For the purpose of procreating our species, exceptions to these rules may be made if the woman gives her expressed verbal or written consent. Romantic dialogues will go like this:
He: Can I touch yer hair, then?
She: All right. Gently.
He: Stroke yer cheek?
She: Okay. Only the left one, though.
He: How about a little kissy?
She: Gently. Just on the cheek.
He: May I fondle yer boobies?
She: You may stroke the right one. Gently. Fingertips only. No grabbing or squeezing. And only the right one. Keep away from the left one.
He: How about if I insert me main member into yer little honeypot, then?
She (screaming): OH! YOU BEAST! POLICE! HELP! I AM BEING BRUTALLY RAPED BY THIS MONSTER!
(End of romantic episode.)
By embracing the Beasley Programme, humankind will enter a new, utopian era of civilised behaviour and genteel treatment of women. It will also help to reduce the human population, which is currently overwhelming our planet.

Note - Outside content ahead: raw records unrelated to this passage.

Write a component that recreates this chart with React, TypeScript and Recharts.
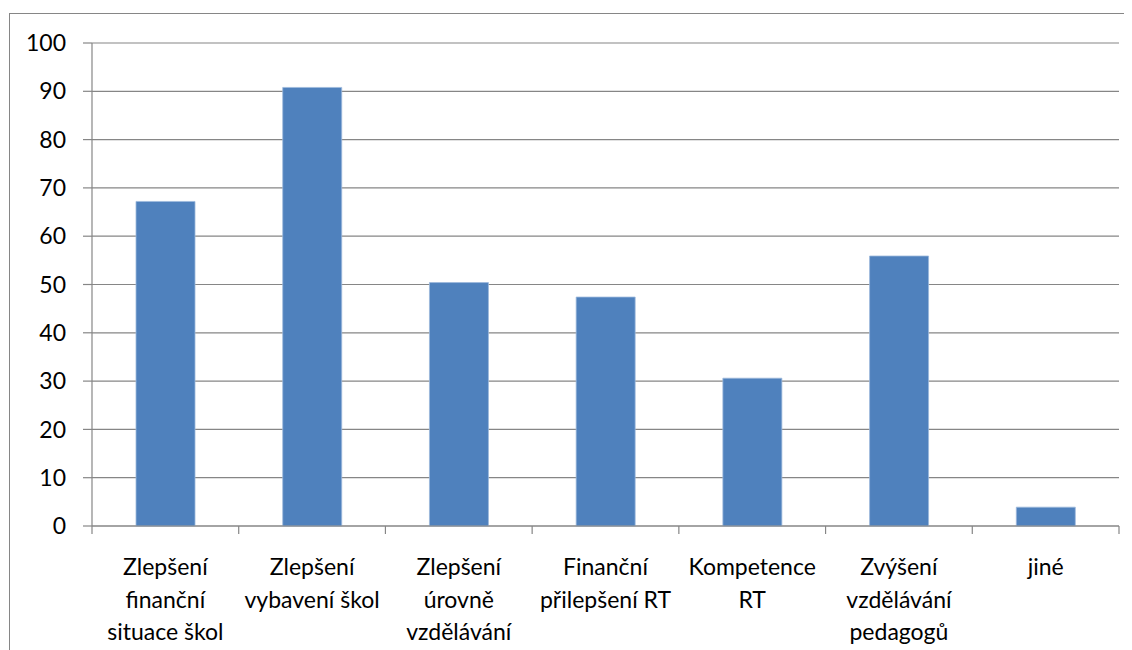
import { BarChart, Bar, XAxis, YAxis, CartesianGrid } from "recharts";

const categories: string[][] = [
  ["Zlepšení", "finanční", "situace škol"],
  ["Zlepšení", "vybavení škol"],
  ["Zlepšení", "úrovně", "vzdělávání"],
  ["Finanční", "přilepšení RT"],
  ["Kompetence", "RT"],
  ["Zvýšení", "vzdělávání", "pedagogů"],
  ["jiné"],
];
const values = [67.2, 90.8, 50.4, 47.4, 30.6, 55.9, 3.9];
const yTicks = [0, 10, 20, 30, 40, 50, 60, 70, 80, 90, 100];

const data = categories.map((lines, i) => ({
  name: lines.join(" "),
  value: values[i],
}));

const FONT = "Lato, 'Open Sans', sans-serif";
const GRID = "#868686";

// label under each band plus the tick marks on the band edges
function CategoryTick({ x, y, payload }: any) {
  const lines = categories[payload.index] ?? [payload.value];
  const half = payload.offset ?? 0;
  const isLast = payload.index === categories.length - 1;
  return (
    <g>
      <line x1={x - half} x2={x - half} y1={y - 2} y2={y + 6} stroke={GRID} strokeWidth={1.2} />
      {isLast && (
        <line x1={x + half} x2={x + half} y1={y - 2} y2={y + 6} stroke={GRID} strokeWidth={1.2} />
      )}
      <text x={x} y={y + 47} textAnchor="middle" fontFamily={FONT} fontSize={23} fill="#000">
        {lines.map((l, i) => (
          <tspan key={i} x={x} dy={i === 0 ? 0 : 32.5}>
            {l}
          </tspan>
        ))}
      </text>
    </g>
  );
}

export default function App() {
  return (
    <div style={{ position: "relative", width: 1124, height: 642, overflow: "hidden" }}>
      <div
        style={{
          position: "absolute",
          left: 1,
          top: 5,
          width: 1200,
          height: 700,
          border: `1px solid ${GRID}`,
          boxSizing: "border-box",
        }}
      />
      <BarChart
        width={1124}
        height={642}
        data={data}
        margin={{ top: 35, right: 13, bottom: 0, left: 0 }}
        barCategoryGap="30%"
        style={{ position: "absolute", left: 0, top: 0 }}
      >
        <CartesianGrid vertical={false} stroke={GRID} strokeWidth={1.2} />
        <XAxis
          dataKey="name"
          height={124}
          tick={<CategoryTick />}
          tickLine={false}
          tickSize={0}
          axisLine={{ stroke: GRID, strokeWidth: 1.2 }}
          interval={0}
        />
        <YAxis
          width={84}
          domain={[0, 100]}
          ticks={yTicks}
          interval={0}
          tickSize={9}
          tickMargin={17}
          tickLine={{ stroke: GRID, strokeWidth: 1.2 }}
          axisLine={{ stroke: GRID, strokeWidth: 1.2 }}
          tick={{ fill: "#000", fontSize: 23, fontFamily: FONT }}
        />
        <Bar
          dataKey="value"
          fill="#4F81BD"
          stroke="#9DB9DC"
          strokeWidth={0.8}
          isAnimationActive={false}
        />
      </BarChart>
    </div>
  );
}
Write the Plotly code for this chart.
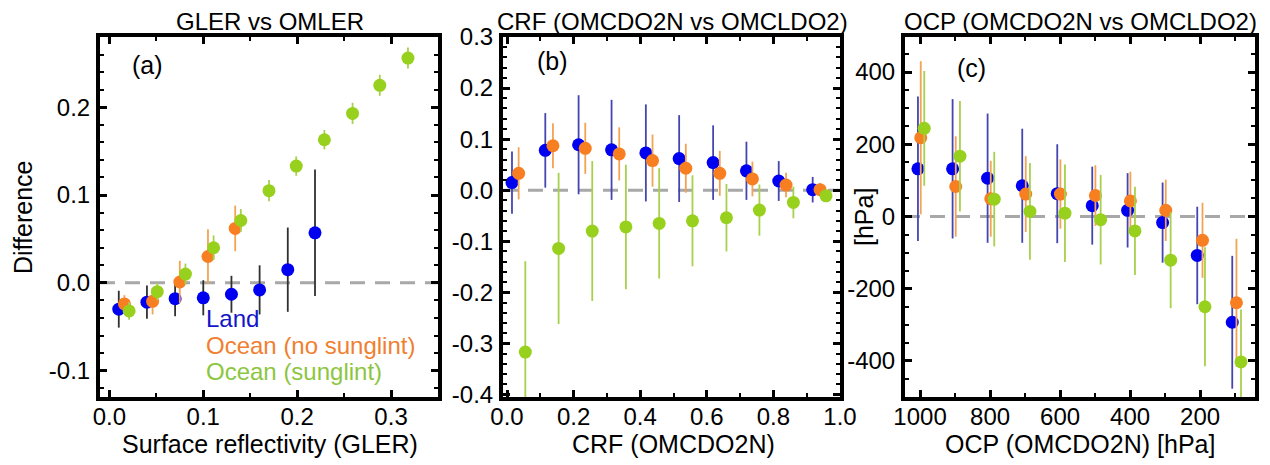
import plotly.graph_objects as go

# ---------------- data ----------------
# Panel (a): GLER vs OMLER, x = surface reflectivity (GLER)
a_land_x = [0.010, 0.040, 0.070, 0.100, 0.130, 0.160, 0.190, 0.219]
a_land_y = [-0.030, -0.022, -0.018, -0.017, -0.013, -0.008, 0.015, 0.057]
a_land_e = [0.021, 0.019, 0.020, 0.020, 0.021, 0.028, 0.048, 0.072]

a_ons_x = [0.016, 0.046, 0.075, 0.105, 0.134]
a_ons_y = [-0.024, -0.021, 0.001, 0.030, 0.062]
a_ons_e = [0.010, 0.015, 0.024, 0.031, 0.026]

a_os_x = [0.021, 0.051, 0.081, 0.111, 0.140, 0.170, 0.199, 0.229, 0.259, 0.288, 0.318]
a_os_y = [-0.032, -0.010, 0.010, 0.040, 0.071, 0.105, 0.133, 0.163, 0.193, 0.225, 0.256]
a_os_e = [0.010, 0.010, 0.012, 0.014, 0.013, 0.012, 0.011, 0.011, 0.012, 0.012, 0.012]

# Panel (b): CRF (OMCDO2N vs OMCLDO2)
b_land_x = [0.015, 0.115, 0.215, 0.314, 0.417, 0.517, 0.619, 0.719, 0.816, 0.918]
b_land_y = [0.015, 0.078, 0.089, 0.079, 0.073, 0.062, 0.054, 0.038, 0.018, 0.001]
b_land_e = [0.061, 0.073, 0.097, 0.098, 0.095, 0.085, 0.073, 0.057, 0.039, 0.025]

b_ons_x = [0.035, 0.138, 0.235, 0.337, 0.437, 0.537, 0.639, 0.737, 0.838, 0.940]
b_ons_y = [0.033, 0.087, 0.082, 0.071, 0.058, 0.043, 0.033, 0.022, 0.010, 0.001]
b_ons_e = [0.051, 0.044, 0.050, 0.052, 0.051, 0.048, 0.044, 0.034, 0.024, 0.013]

b_os_x = [0.055, 0.155, 0.256, 0.357, 0.457, 0.557, 0.659, 0.758, 0.860, 0.958]
b_os_y = [-0.317, -0.114, -0.080, -0.072, -0.065, -0.060, -0.054, -0.039, -0.024, -0.011]
b_os_e = [0.178, 0.148, 0.137, 0.122, 0.108, 0.089, 0.066, 0.050, 0.031, 0.012]

# Panel (c): OCP (OMCDO2N vs OMCLDO2) [hPa]
c_land_x = [1006, 907, 807, 708, 608, 508, 407, 307, 208, 108]
c_land_y = [132, 132, 106, 85, 63, 30, 17, -17, -108, -293]
c_land_e = [200, 193, 179, 158, 137, 108, 103, 111, 135, 184]

c_ons_x = [998, 898, 798, 698, 599, 499, 399, 298, 193, 96]
c_ons_y = [218, 83, 49, 62, 62, 58, 43, 17, -66, -239]
c_ons_e = [212, 139, 105, 105, 96, 84, 81, 85, 104, 177]

c_os_x = [988, 886, 788, 686, 586, 484, 386, 284, 186, 83]
c_os_y = [244, 167, 48, 14, 9, -9, -40, -121, -250, -403]
c_os_e = [159, 153, 131, 134, 135, 124, 122, 133, 165, 145]

# tick labels
a_xticks = [0.0, 0.1, 0.2, 0.3]
a_xlabels = ["0.0", "0.1", "0.2", "0.3"]
a_yticks = [-0.1, 0.0, 0.1, 0.2]
a_ylabels = ["-0.1", "0.0", "0.1", "0.2"]
b_xticks = [0.0, 0.2, 0.4, 0.6, 0.8, 1.0]
b_xlabels = ["0.0", "0.2", "0.4", "0.6", "0.8", "1.0"]
b_yticks = [-0.4, -0.3, -0.2, -0.1, 0.0, 0.1, 0.2, 0.3]
b_ylabels = ["-0.4", "-0.3", "-0.2", "-0.1", "0.0", "0.1", "0.2", "0.3"]
c_xticks = [1000, 800, 600, 400, 200]
c_xlabels = ["1000", "800", "600", "400", "200"]
c_yticks = [-400, -200, 0, 200, 400]
c_ylabels = ["-400", "-200", "0", "200", "400"]

series_names = ["Land", "Ocean (no sunglint)", "Ocean (sunglint)"]

# ---------------- styles ----------------
FONT = "Liberation Sans, Arial, Helvetica, sans-serif"
C_BLUE = "#0000f0"
C_ORANGE = "#f87e22"
C_GREEN = "#98d01e"
E_BLUE = "#4545b0"
E_BLACK = "#303030"
E_ORANGE = "#f2a454"
E_GREEN = "#a8d04c"
T_BLUE = "#1414c8"
T_ORANGE = "#f08030"
T_GREEN = "#8cc63f"

# page body has an 8px default margin; compensate so the drawing lands
# at the same window pixels as the reference
OFF = 8
W, H = 1270 - OFF, 465 - OFF
def px_x(p):
    return (p - OFF) / W
def px_y(p):
    return 1 - (p - OFF) / H

dom_a = [px_x(100), px_x(438)]
dom_b = [px_x(503), px_x(840)]
dom_c = [px_x(905), px_x(1255)]
dom_y = [px_y(397), px_y(37)]

fig = go.Figure()

def add(xs, ys, es, mcol, ecol, xa, ya, name):
    fig.add_trace(go.Scatter(
        x=xs, y=ys, mode="markers", name=name, showlegend=False,
        xaxis=xa, yaxis=ya,
        marker=dict(size=13, color=mcol, line=dict(width=0)),
        error_y=dict(type="data", array=es, visible=True, color=ecol,
                     thickness=1.8, width=0),
    ))

add(a_land_x, a_land_y, a_land_e, C_BLUE, E_BLACK, "x", "y", series_names[0])
add(a_ons_x, a_ons_y, a_ons_e, C_ORANGE, E_ORANGE, "x", "y", series_names[1])
add(a_os_x, a_os_y, a_os_e, C_GREEN, E_GREEN, "x", "y", series_names[2])

add(b_land_x, b_land_y, b_land_e, C_BLUE, E_BLUE, "x2", "y2", series_names[0])
add(b_ons_x, b_ons_y, b_ons_e, C_ORANGE, E_ORANGE, "x2", "y2", series_names[1])
add(b_os_x, b_os_y, b_os_e, C_GREEN, E_GREEN, "x2", "y2", series_names[2])

add(c_land_x, c_land_y, c_land_e, C_BLUE, E_BLUE, "x3", "y3", series_names[0])
add(c_ons_x, c_ons_y, c_ons_e, C_ORANGE, E_ORANGE, "x3", "y3", series_names[1])
add(c_os_x, c_os_y, c_os_e, C_GREEN, E_GREEN, "x3", "y3", series_names[2])

def axis(domain, rng, tv, tt, minor_dtick, anchor, is_x):
    d = dict(
        domain=domain, range=rng, anchor=anchor, automargin=False,
        tickmode="array", tickvals=tv, ticktext=tt,
        showline=True, linewidth=4, linecolor="black", mirror="allticks",
        ticks="inside", ticklen=7, tickwidth=3, tickcolor="black",
        showgrid=False, zeroline=False,
        tickfont=dict(family=FONT, size=24, color="black"),
        minor=dict(ticks="inside", ticklen=4, tickwidth=2, tickcolor="black",
                   dtick=minor_dtick, tick0=0, showgrid=False),
        fixedrange=True,
    )
    d["ticklabelstandoff"] = -5 if is_x else 1
    return d

fig.update_layout(
    xaxis=axis(dom_a, [-0.01, 0.35], a_xticks, a_xlabels, 0.05, "y", True),
    yaxis=axis(dom_y, [-0.13, 0.28], a_yticks, a_ylabels, 0.02, "x", False),
    xaxis2=axis(dom_b, [-0.012, 1.0], b_xticks, b_xlabels, 0.1, "y2", True),
    yaxis2=axis(dom_y, [-0.405, 0.30], b_yticks, b_ylabels, 0.02, "x2", False),
    xaxis3=axis(dom_c, [1043, 43], c_xticks, c_xlabels, 100, "y3", True),
    yaxis3=axis(dom_y, [-500, 497], c_yticks, c_ylabels, 50, "x3", False),
)

# dashed zero lines
for xr, yr in [("x domain", "y"), ("x2 domain", "y2"), ("x3 domain", "y3")]:
    fig.add_shape(type="line", xref=xr, yref=yr, x0=0, x1=1, y0=0, y1=0,
                  line=dict(color="#a8a8a8", width=3, dash="15px,10px"),
                  layer="below")

ann = []
def text(x, y, s, size=23, color="black", xanchor="center", angle=0):
    ann.append(dict(x=x, y=y, xref="paper", yref="paper", text=s,
                    showarrow=False, xanchor=xanchor, yanchor="middle",
                    textangle=angle,
                    font=dict(family=FONT, size=size, color=color)))

# panel titles
text(px_x(270), px_y(21), "GLER vs OMLER", size=24)
text(px_x(672), px_y(21), "CRF (OMCDO2N vs OMCLDO2)", size=24)
text(px_x(1080), px_y(21), "OCP (OMCDO2N vs OMCLDO2)", size=24)
# x titles
text(px_x(270), px_y(444), "Surface reflectivity (GLER)", size=25)
text(px_x(673), px_y(444), "CRF (OMCDO2N)", size=25)
text(px_x(1080), px_y(444), "OCP (OMCDO2N) [hPa]", size=25)
# y titles
text(px_x(23), px_y(217), "Difference", size=25, angle=-90)
text(px_x(864), px_y(217), "[hPa]", size=25, angle=-90)
# panel labels
text(px_x(147), px_y(65), "(a)", size=25)
text(px_x(552), px_y(61), "(b)", size=25)
text(px_x(971), px_y(68), "(c)", size=25)
# legend texts
text(px_x(204), px_y(318), series_names[0], size=24, color=T_BLUE, xanchor="left")
text(px_x(204), px_y(345), series_names[1], size=24, color=T_ORANGE, xanchor="left")
text(px_x(204), px_y(371), series_names[2], size=24, color=T_GREEN, xanchor="left")

fig.update_layout(
    annotations=ann,
    width=W, height=H,
    margin=dict(l=0, r=0, t=0, b=0),
    paper_bgcolor="white", plot_bgcolor="white",
    showlegend=False,
    font=dict(family=FONT, color="black"),
)

fig.write_html("out.html")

But there is an objection. Under such an austere regimen, how shall frustrated men and women satisfy their sexual needs? Ah. Where humans fail, technology comes to the rescue. We’ll have lifelike robots, of both genders, deliciously configured and programmed to satisfy their owners’ most erotic sexual desires. It is only a matter of time before technology will catch up with this lofty vision and liberate us all from the inhumane strictures currently in vogue.